The Minister for Foreign Action and European Union, Meritxell Serret i Aleu, reported that the Catalan Government received the preliminary report from the European Parliament's PEGA Committee “with great satisfaction” and applauded the “warning” it represented for the Spanish Government. “For us, the Pegasus case remains open; it is a serious case that infringes and attacks fundamental and political rights,” said Serret, who went on to underline that the publication of the draft report from the chamber’s Committee “demonstrates that the issue is far from closed for European institutions as well”.
Serret also expressed her approval of “the inclusion of the 65 proponents of Catalan independence affected by the Pegasus case, and not just the 18 the Spanish authorities admit to”. She added that the Catalan Government criticised“the lack of diligence on the part of the Spanish authorities in investigating these cases as well as in providing European institutions with information”.

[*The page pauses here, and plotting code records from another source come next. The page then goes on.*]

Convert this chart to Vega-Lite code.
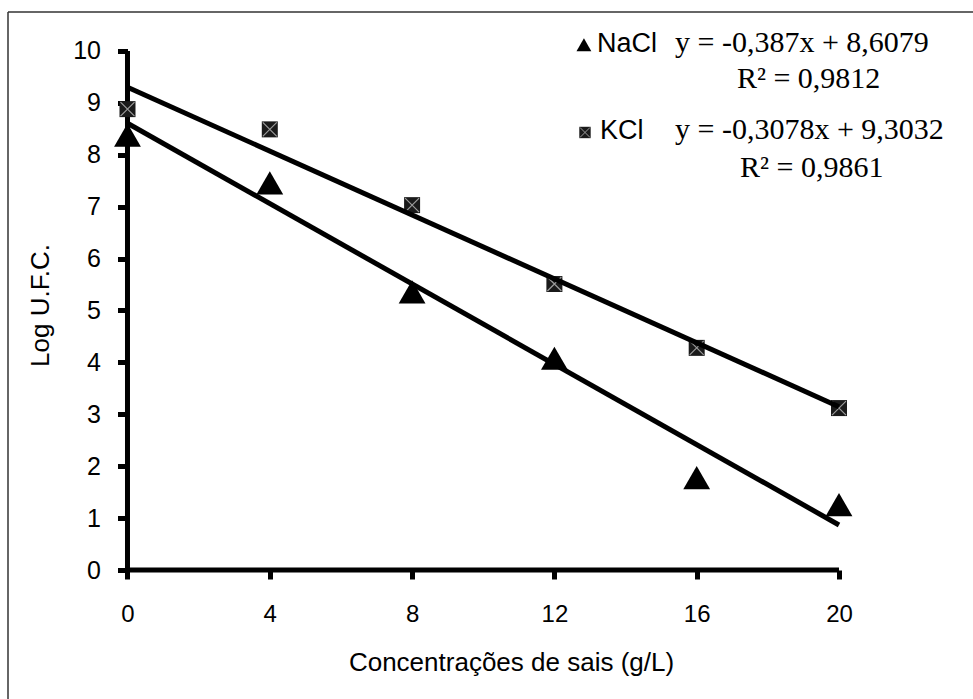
{
  "$schema": "https://vega.github.io/schema/vega-lite/v6.json",
  "width": 965,
  "height": 687,
  "autosize": {"type": "none"},
  "padding": {"left": 8, "top": 12, "right": 0, "bottom": 0},
  "background": "white",
  "config": {"view": {"stroke": null}},
  "datasets": {
    "frame": [
      {"x": -3.359, "y": 10.7514, "x2": 23.767, "y2": 10.7514},
      {"x": -3.359, "y": -2.4855, "x2": -3.359, "y2": 10.7514}
    ],
    "axislines": [
      {"x": 0, "y": 0, "x2": 20, "y2": 0},
      {"x": 0, "y": 0, "x2": 0, "y2": 10}
    ],
    "obs": [
      {"salt": "NaCl", "x": 0, "y": 8.38},
      {"salt": "NaCl", "x": 4, "y": 7.46},
      {"salt": "NaCl", "x": 8, "y": 5.36},
      {"salt": "NaCl", "x": 12, "y": 4.08},
      {"salt": "NaCl", "x": 16, "y": 1.78},
      {"salt": "NaCl", "x": 20, "y": 1.26},
      {"salt": "KCl", "x": 0, "y": 8.88},
      {"salt": "KCl", "x": 4, "y": 8.49},
      {"salt": "KCl", "x": 8, "y": 7.03},
      {"salt": "KCl", "x": 12, "y": 5.51},
      {"salt": "KCl", "x": 16, "y": 4.28},
      {"salt": "KCl", "x": 20, "y": 3.12}
    ],
    "fit": [
      {"salt": "NaCl", "x": 0, "y": 8.6079},
      {"salt": "NaCl", "x": 20, "y": 0.8679},
      {"salt": "KCl", "x": 0, "y": 9.3032},
      {"salt": "KCl", "x": 20, "y": 3.1472}
    ],
    "legsym": [
      {"salt": "NaCl", "x": 12.83, "y": 10.12},
      {"salt": "KCl", "x": 12.86, "y": 8.43}
    ],
    "leglab": [
      {"x": 13.2, "y": 9.98, "label": "NaCl"},
      {"x": 13.28, "y": 8.3, "label": "KCl"}
    ],
    "eqs": [
      {"x": 15.39, "y": 9.98, "label": "y = -0,387x + 8,6079"},
      {"x": 17.13, "y": 9.29, "label": "R² = 0,9812"},
      {"x": 15.39, "y": 8.3, "label": "y = -0,3078x + 9,3032"},
      {"x": 17.22, "y": 7.57, "label": "R² = 0,9861"}
    ]
  },
  "encoding": {
    "x": {
      "field": "x",
      "type": "quantitative",
      "scale": {"domain": [-3.359, 23.767], "nice": false, "zero": false},
      "axis": {
        "orient": "bottom",
        "offset": -129,
        "values": [0, 4, 8, 12, 16, 20],
        "domain": false,
        "grid": false,
        "tickSize": 9,
        "tickWidth": 5,
        "tickColor": "black",
        "labelFont": "Liberation Sans",
        "labelFontSize": 24,
        "labelColor": "black",
        "labelPadding": 23,
        "labelFlush": false,
        "labelOverlap": false,
        "title": "Concentrações de sais (g/L)",
        "titleFont": "Liberation Sans",
        "titleFontSize": 26,
        "titleFontWeight": "normal",
        "titleColor": "black",
        "titleX": 503,
        "titleY": 100,
        "titleAlign": "center",
        "titleBaseline": "alphabetic"
      }
    },
    "y": {
      "field": "y",
      "type": "quantitative",
      "scale": {"domain": [-2.4855, 10.7514], "nice": false, "zero": false},
      "axis": {
        "orient": "left",
        "offset": -119.5,
        "values": [0, 1, 2, 3, 4, 5, 6, 7, 8, 9, 10],
        "domain": false,
        "grid": false,
        "tickSize": 10,
        "tickWidth": 5,
        "tickColor": "black",
        "labelFont": "Liberation Sans",
        "labelFontSize": 25,
        "labelColor": "black",
        "labelPadding": 17,
        "labelFlush": false,
        "labelOverlap": false,
        "title": "Log U.F.C.",
        "titleFont": "Liberation Sans",
        "titleFontSize": 26,
        "titleFontWeight": "normal",
        "titleColor": "black",
        "titleX": -87.5,
        "titleY": 293,
        "titleAngle": -90,
        "titleAlign": "center",
        "titleBaseline": "middle"
      }
    }
  },
  "layer": [
    {
      "data": {"name": "frame"},
      "mark": {"type": "rule", "color": "#333333", "strokeWidth": 1.5},
      "encoding": {"x2": {"field": "x2"}, "y2": {"field": "y2"}}
    },
    {
      "data": {"name": "axislines"},
      "mark": {"type": "rule", "color": "black", "strokeWidth": 5},
      "encoding": {"x2": {"field": "x2"}, "y2": {"field": "y2"}}
    },
    {
      "data": {"name": "obs"},
      "transform": [{"filter": "datum.salt === 'NaCl'"}],
      "mark": {"type": "point", "shape": "triangle-up", "size": 720, "filled": true, "color": "black", "opacity": 1}
    },
    {
      "data": {"name": "obs"},
      "transform": [{"filter": "datum.salt === 'KCl'"}],
      "mark": {"type": "point", "shape": "square", "size": 256, "filled": true, "color": "#1a1a1a", "opacity": 1}
    },
    {
      "data": {"name": "obs"},
      "transform": [{"filter": "datum.salt === 'KCl'"}],
      "mark": {"type": "point", "shape": "M-1,-1L1,1M-1,1L1,-1", "size": 196, "filled": false, "stroke": "#9a9a9a", "strokeWidth": 1.2, "opacity": 1}
    },
    {
      "data": {"name": "fit"},
      "mark": {"type": "line", "color": "black", "strokeWidth": 5},
      "encoding": {"detail": {"field": "salt"}}
    },
    {
      "data": {"name": "legsym"},
      "transform": [{"filter": "datum.salt === 'NaCl'"}],
      "mark": {"type": "point", "shape": "triangle-up", "size": 220, "filled": true, "color": "black", "opacity": 1}
    },
    {
      "data": {"name": "legsym"},
      "transform": [{"filter": "datum.salt === 'KCl'"}],
      "mark": {"type": "point", "shape": "square", "size": 130, "filled": true, "color": "#1a1a1a", "opacity": 1}
    },
    {
      "data": {"name": "legsym"},
      "transform": [{"filter": "datum.salt === 'KCl'"}],
      "mark": {"type": "point", "shape": "M-1,-1L1,1M-1,1L1,-1", "size": 100, "filled": false, "stroke": "#9a9a9a", "strokeWidth": 1, "opacity": 1}
    },
    {
      "data": {"name": "leglab"},
      "mark": {"type": "text", "align": "left", "baseline": "alphabetic", "font": "Liberation Sans", "fontSize": 27, "color": "black"},
      "encoding": {"text": {"field": "label"}}
    },
    {
      "data": {"name": "eqs"},
      "mark": {"type": "text", "align": "left", "baseline": "alphabetic", "font": "Liberation Serif", "fontSize": 30, "color": "black"},
      "encoding": {"text": {"field": "label"}}
    }
  ]
}
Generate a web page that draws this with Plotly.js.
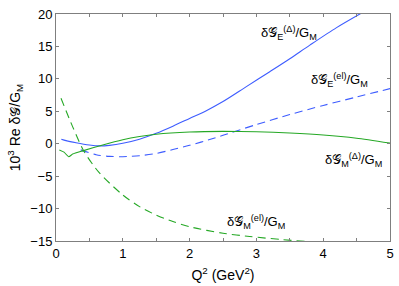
<!DOCTYPE html>
<html><head><meta charset="utf-8">
<script src="https://cdn.plot.ly/plotly-3.0.1.min.js"></script>
<style>body{margin:0;padding:0;background:#fff}#c{width:399px;height:286px}</style>
</head><body><div id="c"></div>
<script>
const eDeltaX = [0.08,0.15,0.3,0.5,0.65,0.8,1.0,1.25,1.5,1.75,2.0,2.25,2.5,2.85,3.2,3.5,3.8,4.2,4.6];
const eDeltaY = [0.7,0.48,0.15,-0.2,-0.34,-0.25,0.07,0.7,1.6,2.7,3.9,5.1,6.5,8.8,11.1,13.1,15.2,17.9,20.3];
const eElX = [0.37,0.6,0.8,1.0,1.25,1.5,1.75,2.0,2.35,2.5,3.0,3.5,4.0,4.5,5.0];
const eElY = [-0.95,-1.7,-1.95,-2.0,-1.85,-1.5,-0.9,-0.25,0.8,1.3,2.95,4.5,5.9,7.2,8.5];
const mDeltaX = [0.05,0.12,0.19,0.25,0.4,0.7,1.0,1.25,1.5,2.0,2.5,3.0,3.5,4.0,4.5,5.0];
const mDeltaY = [-0.95,-1.3,-2.0,-1.6,-1.1,-0.2,0.6,1.1,1.46,1.8,1.9,1.85,1.65,1.35,0.85,0.1];
const mElX = [0.075,0.25,0.42,0.65,1.0,1.25,1.5,1.75,2.0,2.5,2.9,3.4,3.8,4.2];
const mElY = [7.0,2.6,-1.2,-4.5,-7.9,-9.7,-11.0,-12.0,-12.8,-13.8,-14.3,-14.8,-15.1,-15.4];

const blue = '#3d5cff', green = '#25a825';
const traces = [
  {x:eDeltaX,y:eDeltaY,mode:'lines',line:{color:blue,width:1.1,shape:'spline',smoothing:0.8}},
  {x:eElX,y:eElY,mode:'lines',line:{color:blue,width:1.1,dash:'8px,5px',shape:'spline',smoothing:0.8}},
  {x:mDeltaX,y:mDeltaY,mode:'lines',line:{color:green,width:1.1,shape:'spline',smoothing:0.6}},
  {x:mElX,y:mElY,mode:'lines',line:{color:green,width:1.1,dash:'8px,5px',shape:'spline',smoothing:0.8}}
];
const fam = 'Liberation Sans, Arial, sans-serif';
const F = {family:fam,size:13,color:'#000'};
const ax = {showgrid:false,zeroline:false,showline:true,linecolor:'#7f7f7f',linewidth:1,mirror:'ticks',
  ticks:'inside',ticklen:3,tickcolor:'#7f7f7f',tickfont:F};
const ann = (x,y,t)=>({x:x,y:y,text:t,showarrow:false,font:{family:fam,size:13,color:'#000'},xanchor:'center',yanchor:'middle'});
const layout = {
  width:399,height:286,margin:{l:56,r:9,t:14,b:45},
  paper_bgcolor:'#fff',plot_bgcolor:'#fff',showlegend:false,
  xaxis:Object.assign({},ax,{range:[0,5],dtick:1,tick0:0,
    minor:{dtick:0.5,ticklen:3,tickcolor:'#7f7f7f',ticks:'inside'},
    title:{text:'Q<sup>2</sup> (GeV<sup>2</sup>)',font:{family:fam,size:14,color:'#000'},standoff:10}}),
  yaxis:Object.assign({},ax,{range:[-15,20],dtick:5,tick0:0,
    title:{text:'10<sup>3</sup> Re δ𝒢/G<sub>M</sub>',font:{family:fam,size:14,color:'#000'},standoff:6}}),
  annotations:[
    ann(3.49,17.1,'δ𝒢<sub>E</sub><sup>(Δ)</sup>/G<sub>M</sub>'),
    ann(4.25,9.8,'δ𝒢<sub>E</sub><sup>(el)</sup>/G<sub>M</sub>'),
    ann(4.45,-2.5,'δ𝒢<sub>M</sub><sup>(Δ)</sup>/G<sub>M</sub>'),
    ann(3.0,-12.0,'δ𝒢<sub>M</sub><sup>(el)</sup>/G<sub>M</sub>')
  ]
};
Plotly.newPlot('c',traces,layout,{staticPlot:true,displayModeBar:false});
</script></body></html>
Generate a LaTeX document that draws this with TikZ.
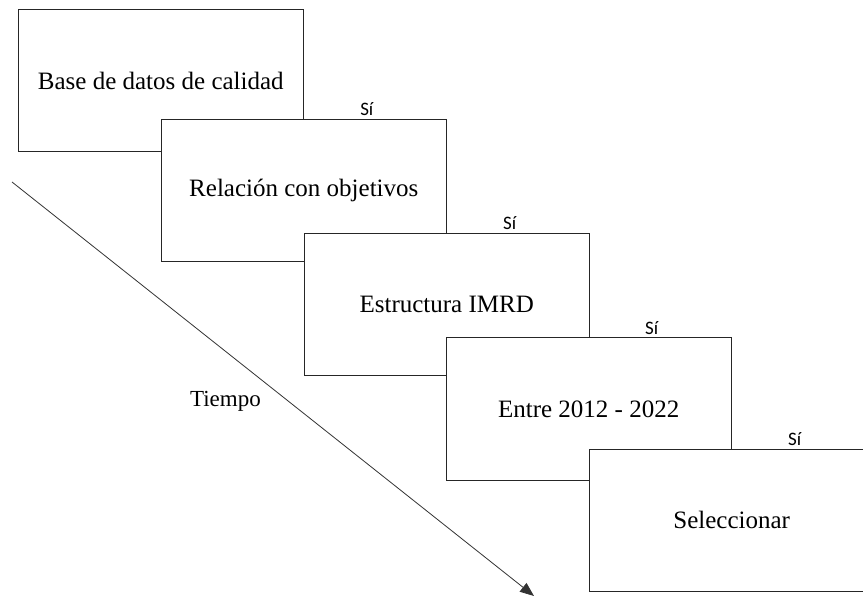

The head of Foreign Action and European Union stressed that the Government of Catalonia would continue to work“with precision, discretion and solemnity in order to fully guarantee that this case of espionage be resolved”.
In fact, the Catalan Government has already put forward initiatives promoting legislation to regulate the use of such spyware, one of which is the Geneva Declaration, promoted jointly with the international NGO Access Now and which already has the support of international players such as Amnesty International.